### EXERCISE PROMPT
Below are some records; repeat them all exactly, minus the pictures.

:: EXTRACTED ENTRIES ::

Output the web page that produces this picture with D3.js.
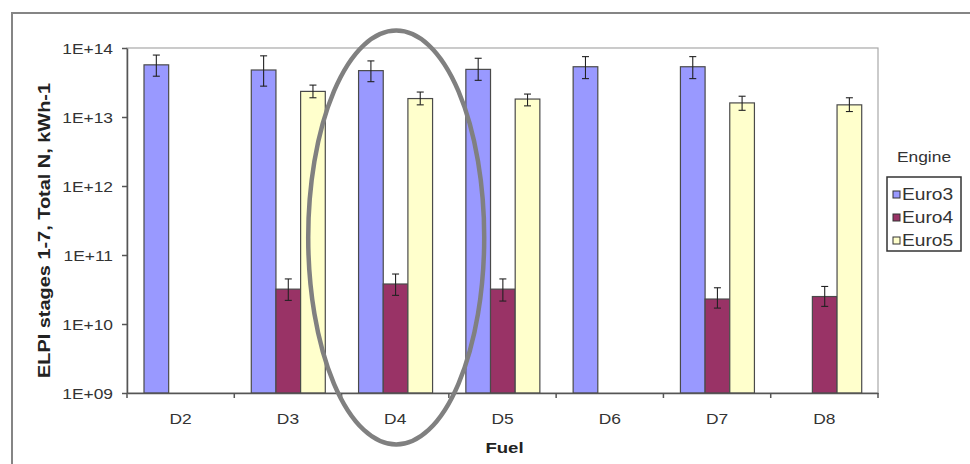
<!DOCTYPE html>
<html>
<head>
<meta charset="utf-8">
<script src="https://cdn.jsdelivr.net/npm/d3@7"></script>
<style>
  html, body { margin: 0; padding: 0; background: #fff; }
  svg { display: block; font-family: "Liberation Sans", Arial, sans-serif; }
</style>
</head>
<body>
<svg id="chart" width="970" height="464"></svg>
<script>
// ---- data ----
const categories = ["D2", "D3", "D4", "D5", "D6", "D7", "D8"];
const seriesNames = ["Euro3", "Euro4", "Euro5"];
const euro3 = [5.7e13, 4.8e13, 4.7e13, 4.9e13, 5.35e13, 5.35e13, null];
const euro4 = [null, 3.2e10, 3.8e10, 3.2e10, null, 2.3e10, 2.5e10];
const euro5 = [null, 2.35e13, 1.85e13, 1.82e13, null, 1.6e13, 1.5e13];
const euro3Hi = [7.9e13, 7.7e13, 6.5e13, 7.1e13, 7.5e13, 7.5e13, null];
const euro3Lo = [3.9e13, 2.8e13, 3.25e13, 3.4e13, 3.6e13, 3.6e13, null];
const euro4Hi = [null, 4.5e10, 5.3e10, 4.5e10, null, 3.35e10, 3.5e10];
const euro4Lo = [null, 2.2e10, 2.6e10, 2.15e10, null, 1.7e10, 1.8e10];
const euro5Hi = [null, 2.9e13, 2.3e13, 2.15e13, null, 2.0e13, 1.9e13];
const euro5Lo = [null, 1.9e13, 1.5e13, 1.45e13, null, 1.25e13, 1.2e13];
const yTickValues = [1e9, 1e10, 1e11, 1e12, 1e13, 1e14];
const yTickLabels = ["1E+09", "1E+10", "1E+11", "1E+12", "1E+13", "1E+14"];
const yTitle = "ELPI stages 1-7, Total N, kWh-1";
const xTitle = "Fuel";
const legendTitle = "Engine";
const highlighted = "D4";

// ---- styles ----
const colors = { Euro3: "#9999FF", Euro4: "#993366", Euro5: "#FFFFCC" };
const SX = 1.2; // horizontal text stretch

const values = { Euro3: euro3, Euro4: euro4, Euro5: euro5 };
const hi = { Euro3: euro3Hi, Euro4: euro4Hi, Euro5: euro5Hi };
const lo = { Euro3: euro3Lo, Euro4: euro4Lo, Euro5: euro5Lo };

const svg = d3.select("#chart");
const plot = { left: 127, right: 878, top: 48, bottom: 393 };

// outer chart border
svg.append("rect").attr("x", 12).attr("y", 13).attr("width", 980).attr("height", 480)
  .attr("fill", "#fff").attr("stroke", "#858585").attr("stroke-width", 2);

// plot area frame
svg.append("rect").attr("x", plot.left).attr("y", plot.top)
  .attr("width", plot.right - plot.left).attr("height", plot.bottom - plot.top)
  .attr("fill", "#fff").attr("stroke", "#a8a8a8").attr("stroke-width", 1.2);

const x = d3.scaleBand().domain(categories).range([plot.left, plot.right]).paddingInner(0).paddingOuter(0);
const x1 = d3.scaleBand().domain(seriesNames).range([17, 17 + 74]).padding(0);
const y = d3.scaleLog().domain([1e9, 1e14]).range([plot.bottom, plot.top]);

// bars
const barData = [];
seriesNames.forEach(s => categories.forEach((c, i) => {
  if (values[s][i] != null) barData.push({ s, c, v: values[s][i], h: hi[s][i], l: lo[s][i] });
}));

svg.append("g").selectAll("rect").data(barData).join("rect")
  .attr("x", d => x(d.c) + x1(d.s))
  .attr("y", d => y(d.v))
  .attr("width", x1.bandwidth())
  .attr("height", d => y(1e9) - y(d.v))
  .attr("fill", d => colors[d.s])
  .attr("stroke", "#4a4a4a")
  .attr("stroke-width", 1.2);

// error bars
const eg = svg.append("g").attr("stroke", "#222").attr("stroke-width", 1.1);
barData.forEach(d => {
  const cx = x(d.c) + x1(d.s) + x1.bandwidth() / 2;
  eg.append("line").attr("x1", cx).attr("x2", cx).attr("y1", y(d.h)).attr("y2", y(d.l));
  eg.append("line").attr("x1", cx - 3.5).attr("x2", cx + 3.5).attr("y1", y(d.h)).attr("y2", y(d.h));
  eg.append("line").attr("x1", cx - 3.5).attr("x2", cx + 3.5).attr("y1", y(d.l)).attr("y2", y(d.l));
});

// y axis
const yAxis = d3.axisLeft(y).tickValues(yTickValues)
  .tickFormat((d, i) => yTickLabels[i]).tickSize(5).tickSizeOuter(0);
const yg = svg.append("g").attr("transform", `translate(${plot.left},0)`).call(yAxis);
yg.select(".domain").attr("stroke", "#555").attr("stroke-width", 1.5);
yg.selectAll(".tick line").attr("stroke", "#555").attr("stroke-width", 1.5);
yg.selectAll(".tick text")
  .attr("x", -14 / SX).attr("dy", "0.36em")
  .attr("transform", `scale(${SX},1)`)
  .attr("fill", "#333").style("font-size", "14.5px");

// x axis
const xAxis = d3.axisBottom(x).tickSize(0).tickSizeOuter(0);
const xg = svg.append("g").attr("transform", `translate(0,${plot.bottom})`).call(xAxis);
xg.select(".domain").attr("stroke", "#555").attr("stroke-width", 1.5);
xg.selectAll(".tick text")
  .attr("y", 31).attr("dy", 0)
  .attr("transform", `scale(${SX},1)`)
  .attr("x", 0)
  .attr("fill", "#333").style("font-size", "14.5px");
// category boundary ticks
const bounds = categories.map(c => x(c)).concat([x.range()[1]]);
svg.append("g").selectAll("line").data(bounds).join("line")
  .attr("x1", d => d).attr("x2", d => d)
  .attr("y1", plot.bottom).attr("y2", plot.bottom + 5)
  .attr("stroke", "#555").attr("stroke-width", 1.5);

// axis titles
svg.append("text")
  .attr("transform", `translate(${(plot.left + plot.right) / 2 + 2},453) scale(${SX},1)`)
  .attr("text-anchor", "middle").attr("font-weight", "bold")
  .style("font-size", "15.5px").attr("fill", "#222").text(xTitle);

svg.append("text")
  .attr("transform", `translate(50,${(plot.top + plot.bottom) / 2 + 10}) rotate(-90)`)
  .attr("text-anchor", "middle").attr("font-weight", "bold")
  .style("font-size", "16px").attr("textLength", 295).attr("lengthAdjust", "spacingAndGlyphs")
  .attr("fill", "#222").text(yTitle);

// legend
svg.append("text")
  .attr("transform", `translate(924,162) scale(${SX},1)`)
  .attr("text-anchor", "middle").style("font-size", "14.5px").attr("fill", "#333")
  .text(legendTitle);
svg.append("rect").attr("x", 887).attr("y", 177).attr("width", 74).attr("height", 74)
  .attr("fill", "#fff").attr("stroke", "#333").attr("stroke-width", 1.5);
const lg = svg.append("g").selectAll("g").data(seriesNames).join("g")
  .attr("transform", (d, i) => `translate(893,${200 + i * 23})`);
lg.append("rect").attr("x", 0).attr("y", -9).attr("width", 7).attr("height", 7)
  .attr("fill", d => colors[d]).attr("stroke", "#333").attr("stroke-width", 1);
lg.append("text").attr("transform", `translate(9,0) scale(${SX},1)`)
  .style("font-size", "16px").attr("fill", "#333").text(d => d);

// highlight ellipse around D4
svg.append("ellipse")
  .attr("cx", x(highlighted) + x.bandwidth() / 2 + 1)
  .attr("cy", (plot.top + plot.bottom) / 2 + 17)
  .attr("rx", 88).attr("ry", 207)
  .attr("fill", "none").attr("stroke", "#808080").attr("stroke-width", 4.5);
</script>
</body>
</html>
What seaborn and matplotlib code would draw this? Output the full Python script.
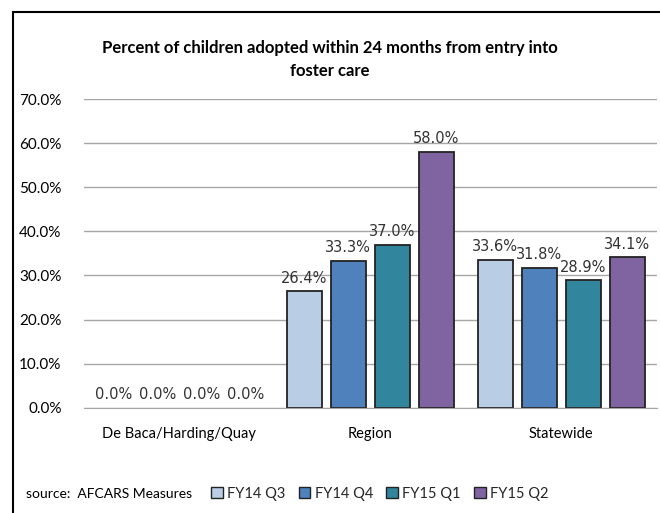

:::

### FINAL ANSWER
Output the web page that produces this picture with D3.js.
<!DOCTYPE html>
<html>
<head>
<meta charset="utf-8">
<script src="https://cdn.jsdelivr.net/npm/d3@7"></script>
<style>
  html, body { margin: 0; padding: 0; background: #fff; }
  svg { display: block; font-family: "Liberation Sans", Arial, sans-serif; }
</style>
</head>
<body>
<svg id="chart" width="970" height="464"></svg>
<script>
// ---- data ----
const categories = ["D2", "D3", "D4", "D5", "D6", "D7", "D8"];
const seriesNames = ["Euro3", "Euro4", "Euro5"];
const euro3 = [5.7e13, 4.8e13, 4.7e13, 4.9e13, 5.35e13, 5.35e13, null];
const euro4 = [null, 3.2e10, 3.8e10, 3.2e10, null, 2.3e10, 2.5e10];
const euro5 = [null, 2.35e13, 1.85e13, 1.82e13, null, 1.6e13, 1.5e13];
const euro3Hi = [7.9e13, 7.7e13, 6.5e13, 7.1e13, 7.5e13, 7.5e13, null];
const euro3Lo = [3.9e13, 2.8e13, 3.25e13, 3.4e13, 3.6e13, 3.6e13, null];
const euro4Hi = [null, 4.5e10, 5.3e10, 4.5e10, null, 3.35e10, 3.5e10];
const euro4Lo = [null, 2.2e10, 2.6e10, 2.15e10, null, 1.7e10, 1.8e10];
const euro5Hi = [null, 2.9e13, 2.3e13, 2.15e13, null, 2.0e13, 1.9e13];
const euro5Lo = [null, 1.9e13, 1.5e13, 1.45e13, null, 1.25e13, 1.2e13];
const yTickValues = [1e9, 1e10, 1e11, 1e12, 1e13, 1e14];
const yTickLabels = ["1E+09", "1E+10", "1E+11", "1E+12", "1E+13", "1E+14"];
const yTitle = "ELPI stages 1-7, Total N, kWh-1";
const xTitle = "Fuel";
const legendTitle = "Engine";
const highlighted = "D4";

// ---- styles ----
const colors = { Euro3: "#9999FF", Euro4: "#993366", Euro5: "#FFFFCC" };
const SX = 1.2; // horizontal text stretch

const values = { Euro3: euro3, Euro4: euro4, Euro5: euro5 };
const hi = { Euro3: euro3Hi, Euro4: euro4Hi, Euro5: euro5Hi };
const lo = { Euro3: euro3Lo, Euro4: euro4Lo, Euro5: euro5Lo };

const svg = d3.select("#chart");
const plot = { left: 127, right: 878, top: 48, bottom: 393 };

// outer chart border
svg.append("rect").attr("x", 12).attr("y", 13).attr("width", 980).attr("height", 480)
  .attr("fill", "#fff").attr("stroke", "#858585").attr("stroke-width", 2);

// plot area frame
svg.append("rect").attr("x", plot.left).attr("y", plot.top)
  .attr("width", plot.right - plot.left).attr("height", plot.bottom - plot.top)
  .attr("fill", "#fff").attr("stroke", "#a8a8a8").attr("stroke-width", 1.2);

const x = d3.scaleBand().domain(categories).range([plot.left, plot.right]).paddingInner(0).paddingOuter(0);
const x1 = d3.scaleBand().domain(seriesNames).range([17, 17 + 74]).padding(0);
const y = d3.scaleLog().domain([1e9, 1e14]).range([plot.bottom, plot.top]);

// bars
const barData = [];
seriesNames.forEach(s => categories.forEach((c, i) => {
  if (values[s][i] != null) barData.push({ s, c, v: values[s][i], h: hi[s][i], l: lo[s][i] });
}));

svg.append("g").selectAll("rect").data(barData).join("rect")
  .attr("x", d => x(d.c) + x1(d.s))
  .attr("y", d => y(d.v))
  .attr("width", x1.bandwidth())
  .attr("height", d => y(1e9) - y(d.v))
  .attr("fill", d => colors[d.s])
  .attr("stroke", "#4a4a4a")
  .attr("stroke-width", 1.2);

// error bars
const eg = svg.append("g").attr("stroke", "#222").attr("stroke-width", 1.1);
barData.forEach(d => {
  const cx = x(d.c) + x1(d.s) + x1.bandwidth() / 2;
  eg.append("line").attr("x1", cx).attr("x2", cx).attr("y1", y(d.h)).attr("y2", y(d.l));
  eg.append("line").attr("x1", cx - 3.5).attr("x2", cx + 3.5).attr("y1", y(d.h)).attr("y2", y(d.h));
  eg.append("line").attr("x1", cx - 3.5).attr("x2", cx + 3.5).attr("y1", y(d.l)).attr("y2", y(d.l));
});

// y axis
const yAxis = d3.axisLeft(y).tickValues(yTickValues)
  .tickFormat((d, i) => yTickLabels[i]).tickSize(5).tickSizeOuter(0);
const yg = svg.append("g").attr("transform", `translate(${plot.left},0)`).call(yAxis);
yg.select(".domain").attr("stroke", "#555").attr("stroke-width", 1.5);
yg.selectAll(".tick line").attr("stroke", "#555").attr("stroke-width", 1.5);
yg.selectAll(".tick text")
  .attr("x", -14 / SX).attr("dy", "0.36em")
  .attr("transform", `scale(${SX},1)`)
  .attr("fill", "#333").style("font-size", "14.5px");

// x axis
const xAxis = d3.axisBottom(x).tickSize(0).tickSizeOuter(0);
const xg = svg.append("g").attr("transform", `translate(0,${plot.bottom})`).call(xAxis);
xg.select(".domain").attr("stroke", "#555").attr("stroke-width", 1.5);
xg.selectAll(".tick text")
  .attr("y", 31).attr("dy", 0)
  .attr("transform", `scale(${SX},1)`)
  .attr("x", 0)
  .attr("fill", "#333").style("font-size", "14.5px");
// category boundary ticks
const bounds = categories.map(c => x(c)).concat([x.range()[1]]);
svg.append("g").selectAll("line").data(bounds).join("line")
  .attr("x1", d => d).attr("x2", d => d)
  .attr("y1", plot.bottom).attr("y2", plot.bottom + 5)
  .attr("stroke", "#555").attr("stroke-width", 1.5);

// axis titles
svg.append("text")
  .attr("transform", `translate(${(plot.left + plot.right) / 2 + 2},453) scale(${SX},1)`)
  .attr("text-anchor", "middle").attr("font-weight", "bold")
  .style("font-size", "15.5px").attr("fill", "#222").text(xTitle);

svg.append("text")
  .attr("transform", `translate(50,${(plot.top + plot.bottom) / 2 + 10}) rotate(-90)`)
  .attr("text-anchor", "middle").attr("font-weight", "bold")
  .style("font-size", "16px").attr("textLength", 295).attr("lengthAdjust", "spacingAndGlyphs")
  .attr("fill", "#222").text(yTitle);

// legend
svg.append("text")
  .attr("transform", `translate(924,162) scale(${SX},1)`)
  .attr("text-anchor", "middle").style("font-size", "14.5px").attr("fill", "#333")
  .text(legendTitle);
svg.append("rect").attr("x", 887).attr("y", 177).attr("width", 74).attr("height", 74)
  .attr("fill", "#fff").attr("stroke", "#333").attr("stroke-width", 1.5);
const lg = svg.append("g").selectAll("g").data(seriesNames).join("g")
  .attr("transform", (d, i) => `translate(893,${200 + i * 23})`);
lg.append("rect").attr("x", 0).attr("y", -9).attr("width", 7).attr("height", 7)
  .attr("fill", d => colors[d]).attr("stroke", "#333").attr("stroke-width", 1);
lg.append("text").attr("transform", `translate(9,0) scale(${SX},1)`)
  .style("font-size", "16px").attr("fill", "#333").text(d => d);

// highlight ellipse around D4
svg.append("ellipse")
  .attr("cx", x(highlighted) + x.bandwidth() / 2 + 1)
  .attr("cy", (plot.top + plot.bottom) / 2 + 17)
  .attr("rx", 88).attr("ry", 207)
  .attr("fill", "none").attr("stroke", "#808080").attr("stroke-width", 4.5);
</script>
</body>
</html>
What seaborn and matplotlib code would draw this? Output the full Python script.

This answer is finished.